A Michigan judge has authorized criminal charges against one city official and two state officials
Credit: Pete Marovich/Bloomberg via Getty Images

A Michigan judge has authorized criminal charges against one city official and two state officials in connection with the lead contamination of Flint’s water.

The office of Michigan’s attorney general announced Wednesday they were pressing charges on two Michigan Department of Environmental Quality officials and a local water treatment plant supervisor in conjunction with the crisis.

Michael Prysby, a DEQ district engineer, and Stephen Busch, a supervisor with the DEQ’s Office of Drinking Water, were both charged with misconduct in office, conspiracy to tamper with evidence, tampering with evidence and violations of water treatment and monitoring laws. Flint utilities administrator Michael Glasgow was charged with tampering with evidence for changing lead water-testing results and willful neglect of duty as a public servant.

Busch is currently on paid leave after being suspended; Prysby recently switched positions within the agency.

The news comes as Michigan Governor Rick Snyder has pledged to drink filtered Flint tap water for a month, in an effort to prove that the city’s tainted water is safe when filtered.

Snyder visited a Flint family’s home on Monday, and made a statement to Detroit Free Press.

“To help support this effort – people are asking about me drinking the water – I filled up a bunch of gallon jugs, so I’m going to drink filtered Flint water from this wonderful home I visited. I’m going to start drinking that tonight and do it for the next 30 days when I’m at work and at home.”

Snyder’s vow follows news that efforts to fix Flint’s water supply are being hampered mainly by the fact that Flint residents no longer trust the water supply. NPR reported earlier this month that Virginia Tech researchers have found “the water additives that would ‘re-scale’ corroded pipes in [Flint’s] water system, thereby preventing lead from leaching into the water, are not reaching the pipes because people in Flint don’t want to pay for contaminated water that they can’t use.”

Virginia Tech researcher Marc Edwards put it in blunter terms in a press conference: “The delivery of the cure, which is this clean water that needs to flow through the system, in some Flint homes, is simply not happening.”

The Free Press reports that last week, after Snyder pressed for Flint residents to use more tap water, a state official told him that “Flint residents wanted him to start drinking the tap water first.”

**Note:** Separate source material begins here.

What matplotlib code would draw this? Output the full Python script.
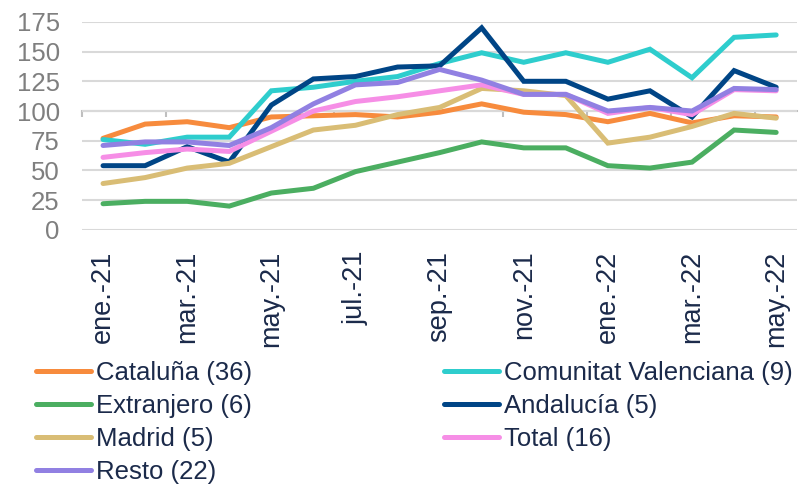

“I completely understand why some Flint residents are hesitant to drink the water, and I am hopeful I can alleviate some of the skepticism and mistrust by putting words to action,” Snyder said, according to the newspaper. “Flint residents made it clear that they would like to see me personally drink the water, so today I am fulfilling that request. And I will continue drinking Flint water at work and at home for at least 30 days.”